## start Data

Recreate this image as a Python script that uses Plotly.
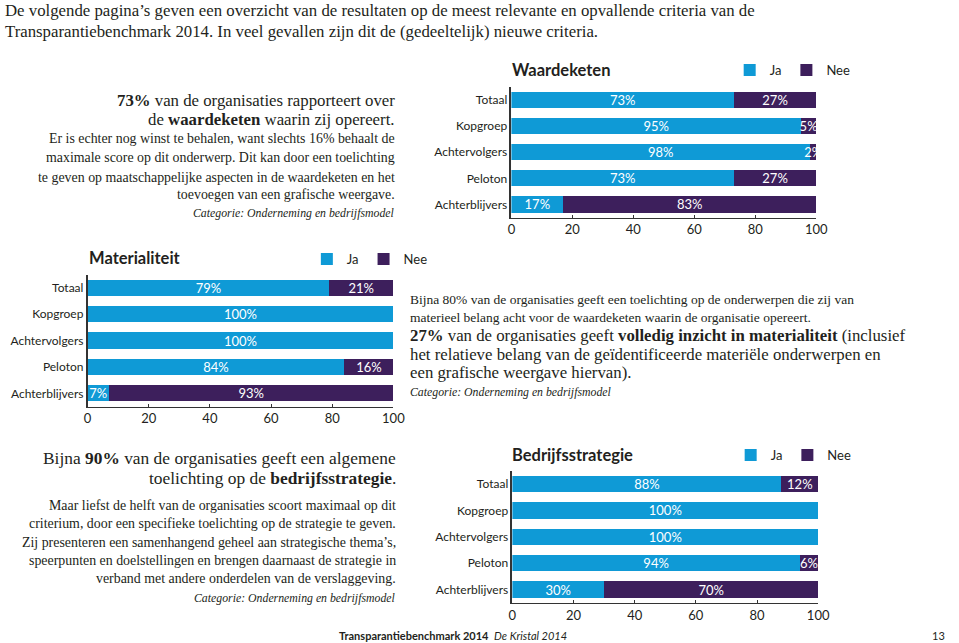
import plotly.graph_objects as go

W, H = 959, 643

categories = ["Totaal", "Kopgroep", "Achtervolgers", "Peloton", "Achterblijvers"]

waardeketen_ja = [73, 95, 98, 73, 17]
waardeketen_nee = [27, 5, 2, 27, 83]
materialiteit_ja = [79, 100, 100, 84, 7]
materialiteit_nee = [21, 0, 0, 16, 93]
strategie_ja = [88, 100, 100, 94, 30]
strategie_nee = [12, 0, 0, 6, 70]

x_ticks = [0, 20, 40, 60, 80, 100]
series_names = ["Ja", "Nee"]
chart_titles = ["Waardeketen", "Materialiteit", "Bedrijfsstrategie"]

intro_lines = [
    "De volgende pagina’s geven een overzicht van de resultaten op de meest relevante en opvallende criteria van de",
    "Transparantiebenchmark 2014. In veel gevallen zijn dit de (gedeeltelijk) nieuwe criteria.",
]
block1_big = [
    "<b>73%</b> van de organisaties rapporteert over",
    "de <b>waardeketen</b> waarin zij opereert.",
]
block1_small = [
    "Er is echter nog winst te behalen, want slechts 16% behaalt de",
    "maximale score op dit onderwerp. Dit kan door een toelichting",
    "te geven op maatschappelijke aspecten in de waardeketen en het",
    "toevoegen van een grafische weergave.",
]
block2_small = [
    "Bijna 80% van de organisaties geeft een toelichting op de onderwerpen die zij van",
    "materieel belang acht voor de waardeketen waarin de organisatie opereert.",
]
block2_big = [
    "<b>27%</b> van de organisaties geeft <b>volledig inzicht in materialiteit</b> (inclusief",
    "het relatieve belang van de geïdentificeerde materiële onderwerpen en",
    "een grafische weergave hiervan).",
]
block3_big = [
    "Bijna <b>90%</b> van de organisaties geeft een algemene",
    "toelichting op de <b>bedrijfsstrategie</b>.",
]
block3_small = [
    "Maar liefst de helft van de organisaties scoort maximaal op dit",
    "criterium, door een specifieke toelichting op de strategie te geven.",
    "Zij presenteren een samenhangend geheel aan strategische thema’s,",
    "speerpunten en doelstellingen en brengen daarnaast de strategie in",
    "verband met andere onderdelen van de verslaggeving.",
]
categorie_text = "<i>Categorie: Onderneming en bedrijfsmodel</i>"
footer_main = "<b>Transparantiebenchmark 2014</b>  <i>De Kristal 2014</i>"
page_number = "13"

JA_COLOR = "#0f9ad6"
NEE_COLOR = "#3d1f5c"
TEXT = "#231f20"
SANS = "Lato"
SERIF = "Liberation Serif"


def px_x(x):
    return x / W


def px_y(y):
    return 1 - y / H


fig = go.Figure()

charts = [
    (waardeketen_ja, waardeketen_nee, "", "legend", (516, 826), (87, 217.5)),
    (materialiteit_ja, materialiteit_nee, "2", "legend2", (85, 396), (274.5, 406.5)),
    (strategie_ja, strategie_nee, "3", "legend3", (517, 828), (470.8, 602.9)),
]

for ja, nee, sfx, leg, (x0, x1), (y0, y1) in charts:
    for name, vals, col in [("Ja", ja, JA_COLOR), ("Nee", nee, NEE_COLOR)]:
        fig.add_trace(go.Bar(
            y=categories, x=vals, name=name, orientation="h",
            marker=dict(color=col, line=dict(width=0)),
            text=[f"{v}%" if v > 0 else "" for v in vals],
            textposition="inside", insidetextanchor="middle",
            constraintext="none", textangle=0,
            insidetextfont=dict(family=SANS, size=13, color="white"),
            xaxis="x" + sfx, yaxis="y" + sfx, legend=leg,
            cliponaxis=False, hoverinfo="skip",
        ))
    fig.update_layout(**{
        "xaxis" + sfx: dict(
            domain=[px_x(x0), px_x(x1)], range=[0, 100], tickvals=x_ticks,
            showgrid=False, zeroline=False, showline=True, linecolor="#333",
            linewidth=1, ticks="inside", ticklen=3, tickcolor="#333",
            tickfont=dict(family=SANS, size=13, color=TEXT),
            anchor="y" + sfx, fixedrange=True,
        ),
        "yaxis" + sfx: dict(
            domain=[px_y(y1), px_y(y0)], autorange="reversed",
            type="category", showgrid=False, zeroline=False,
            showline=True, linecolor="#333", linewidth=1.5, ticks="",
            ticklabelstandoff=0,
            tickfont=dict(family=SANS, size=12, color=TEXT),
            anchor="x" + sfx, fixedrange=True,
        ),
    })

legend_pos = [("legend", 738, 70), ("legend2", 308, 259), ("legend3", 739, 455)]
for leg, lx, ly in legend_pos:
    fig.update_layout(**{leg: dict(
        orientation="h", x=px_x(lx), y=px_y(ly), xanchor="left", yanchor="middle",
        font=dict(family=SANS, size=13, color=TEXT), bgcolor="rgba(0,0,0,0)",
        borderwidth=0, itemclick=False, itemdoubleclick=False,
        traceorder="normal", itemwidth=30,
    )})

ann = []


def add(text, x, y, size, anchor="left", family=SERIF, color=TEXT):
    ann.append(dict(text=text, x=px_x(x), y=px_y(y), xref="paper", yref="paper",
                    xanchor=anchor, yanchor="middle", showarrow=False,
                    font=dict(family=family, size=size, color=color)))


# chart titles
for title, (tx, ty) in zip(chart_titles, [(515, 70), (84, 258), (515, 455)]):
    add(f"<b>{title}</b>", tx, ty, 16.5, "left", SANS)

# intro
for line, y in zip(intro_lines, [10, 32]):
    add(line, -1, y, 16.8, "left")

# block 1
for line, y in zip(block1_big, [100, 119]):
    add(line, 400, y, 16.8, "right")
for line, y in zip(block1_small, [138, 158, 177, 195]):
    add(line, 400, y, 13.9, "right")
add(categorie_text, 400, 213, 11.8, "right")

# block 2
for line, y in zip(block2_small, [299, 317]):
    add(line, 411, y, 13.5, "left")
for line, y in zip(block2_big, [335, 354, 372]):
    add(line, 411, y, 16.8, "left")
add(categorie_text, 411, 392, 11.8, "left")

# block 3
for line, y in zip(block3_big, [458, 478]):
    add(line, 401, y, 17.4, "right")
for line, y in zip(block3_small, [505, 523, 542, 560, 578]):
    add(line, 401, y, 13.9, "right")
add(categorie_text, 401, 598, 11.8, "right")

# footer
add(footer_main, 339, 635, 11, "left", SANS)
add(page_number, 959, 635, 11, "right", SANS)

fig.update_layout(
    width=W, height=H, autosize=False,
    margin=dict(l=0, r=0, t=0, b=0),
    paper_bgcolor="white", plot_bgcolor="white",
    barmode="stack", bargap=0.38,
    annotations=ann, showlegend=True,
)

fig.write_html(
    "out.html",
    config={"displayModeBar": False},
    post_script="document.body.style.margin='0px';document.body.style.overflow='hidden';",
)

## end Data

What the exercise asks: Transcribe the whole listing, character for character, but not its images.

Exercise solution:
Recreate this image as a Python script that uses Plotly.
import plotly.graph_objects as go

W, H = 959, 643

categories = ["Totaal", "Kopgroep", "Achtervolgers", "Peloton", "Achterblijvers"]

waardeketen_ja = [73, 95, 98, 73, 17]
waardeketen_nee = [27, 5, 2, 27, 83]
materialiteit_ja = [79, 100, 100, 84, 7]
materialiteit_nee = [21, 0, 0, 16, 93]
strategie_ja = [88, 100, 100, 94, 30]
strategie_nee = [12, 0, 0, 6, 70]

x_ticks = [0, 20, 40, 60, 80, 100]
series_names = ["Ja", "Nee"]
chart_titles = ["Waardeketen", "Materialiteit", "Bedrijfsstrategie"]

intro_lines = [
    "De volgende pagina’s geven een overzicht van de resultaten op de meest relevante en opvallende criteria van de",
    "Transparantiebenchmark 2014. In veel gevallen zijn dit de (gedeeltelijk) nieuwe criteria.",
]
block1_big = [
    "<b>73%</b> van de organisaties rapporteert over",
    "de <b>waardeketen</b> waarin zij opereert.",
]
block1_small = [
    "Er is echter nog winst te behalen, want slechts 16% behaalt de",
    "maximale score op dit onderwerp. Dit kan door een toelichting",
    "te geven op maatschappelijke aspecten in de waardeketen en het",
    "toevoegen van een grafische weergave.",
]
block2_small = [
    "Bijna 80% van de organisaties geeft een toelichting op de onderwerpen die zij van",
    "materieel belang acht voor de waardeketen waarin de organisatie opereert.",
]
block2_big = [
    "<b>27%</b> van de organisaties geeft <b>volledig inzicht in materialiteit</b> (inclusief",
    "het relatieve belang van de geïdentificeerde materiële onderwerpen en",
    "een grafische weergave hiervan).",
]
block3_big = [
    "Bijna <b>90%</b> van de organisaties geeft een algemene",
    "toelichting op de <b>bedrijfsstrategie</b>.",
]
block3_small = [
    "Maar liefst de helft van de organisaties scoort maximaal op dit",
    "criterium, door een specifieke toelichting op de strategie te geven.",
    "Zij presenteren een samenhangend geheel aan strategische thema’s,",
    "speerpunten en doelstellingen en brengen daarnaast de strategie in",
    "verband met andere onderdelen van de verslaggeving.",
]
categorie_text = "<i>Categorie: Onderneming en bedrijfsmodel</i>"
footer_main = "<b>Transparantiebenchmark 2014</b>  <i>De Kristal 2014</i>"
page_number = "13"

JA_COLOR = "#0f9ad6"
NEE_COLOR = "#3d1f5c"
TEXT = "#231f20"
SANS = "Lato"
SERIF = "Liberation Serif"


def px_x(x):
    return x / W


def px_y(y):
    return 1 - y / H


fig = go.Figure()

charts = [
    (waardeketen_ja, waardeketen_nee, "", "legend", (516, 826), (87, 217.5)),
    (materialiteit_ja, materialiteit_nee, "2", "legend2", (85, 396), (274.5, 406.5)),
    (strategie_ja, strategie_nee, "3", "legend3", (517, 828), (470.8, 602.9)),
]

for ja, nee, sfx, leg, (x0, x1), (y0, y1) in charts:
    for name, vals, col in [("Ja", ja, JA_COLOR), ("Nee", nee, NEE_COLOR)]:
        fig.add_trace(go.Bar(
            y=categories, x=vals, name=name, orientation="h",
            marker=dict(color=col, line=dict(width=0)),
            text=[f"{v}%" if v > 0 else "" for v in vals],
            textposition="inside", insidetextanchor="middle",
            constraintext="none", textangle=0,
            insidetextfont=dict(family=SANS, size=13, color="white"),
            xaxis="x" + sfx, yaxis="y" + sfx, legend=leg,
            cliponaxis=False, hoverinfo="skip",
        ))
    fig.update_layout(**{
        "xaxis" + sfx: dict(
            domain=[px_x(x0), px_x(x1)], range=[0, 100], tickvals=x_ticks,
            showgrid=False, zeroline=False, showline=True, linecolor="#333",
            linewidth=1, ticks="inside", ticklen=3, tickcolor="#333",
            tickfont=dict(family=SANS, size=13, color=TEXT),
            anchor="y" + sfx, fixedrange=True,
        ),
        "yaxis" + sfx: dict(
            domain=[px_y(y1), px_y(y0)], autorange="reversed",
            type="category", showgrid=False, zeroline=False,
            showline=True, linecolor="#333", linewidth=1.5, ticks="",
            ticklabelstandoff=0,
            tickfont=dict(family=SANS, size=12, color=TEXT),
            anchor="x" + sfx, fixedrange=True,
        ),
    })

legend_pos = [("legend", 738, 70), ("legend2", 308, 259), ("legend3", 739, 455)]
for leg, lx, ly in legend_pos:
    fig.update_layout(**{leg: dict(
        orientation="h", x=px_x(lx), y=px_y(ly), xanchor="left", yanchor="middle",
        font=dict(family=SANS, size=13, color=TEXT), bgcolor="rgba(0,0,0,0)",
        borderwidth=0, itemclick=False, itemdoubleclick=False,
        traceorder="normal", itemwidth=30,
    )})

ann = []


def add(text, x, y, size, anchor="left", family=SERIF, color=TEXT):
    ann.append(dict(text=text, x=px_x(x), y=px_y(y), xref="paper", yref="paper",
                    xanchor=anchor, yanchor="middle", showarrow=False,
                    font=dict(family=family, size=size, color=color)))


# chart titles
for title, (tx, ty) in zip(chart_titles, [(515, 70), (84, 258), (515, 455)]):
    add(f"<b>{title}</b>", tx, ty, 16.5, "left", SANS)

# intro
for line, y in zip(intro_lines, [10, 32]):
    add(line, -1, y, 16.8, "left")

# block 1
for line, y in zip(block1_big, [100, 119]):
    add(line, 400, y, 16.8, "right")
for line, y in zip(block1_small, [138, 158, 177, 195]):
    add(line, 400, y, 13.9, "right")
add(categorie_text, 400, 213, 11.8, "right")

# block 2
for line, y in zip(block2_small, [299, 317]):
    add(line, 411, y, 13.5, "left")
for line, y in zip(block2_big, [335, 354, 372]):
    add(line, 411, y, 16.8, "left")
add(categorie_text, 411, 392, 11.8, "left")

# block 3
for line, y in zip(block3_big, [458, 478]):
    add(line, 401, y, 17.4, "right")
for line, y in zip(block3_small, [505, 523, 542, 560, 578]):
    add(line, 401, y, 13.9, "right")
add(categorie_text, 401, 598, 11.8, "right")

# footer
add(footer_main, 339, 635, 11, "left", SANS)
add(page_number, 959, 635, 11, "right", SANS)

fig.update_layout(
    width=W, height=H, autosize=False,
    margin=dict(l=0, r=0, t=0, b=0),
    paper_bgcolor="white", plot_bgcolor="white",
    barmode="stack", bargap=0.38,
    annotations=ann, showlegend=True,
)

fig.write_html(
    "out.html",
    config={"displayModeBar": False},
    post_script="document.body.style.margin='0px';document.body.style.overflow='hidden';",
)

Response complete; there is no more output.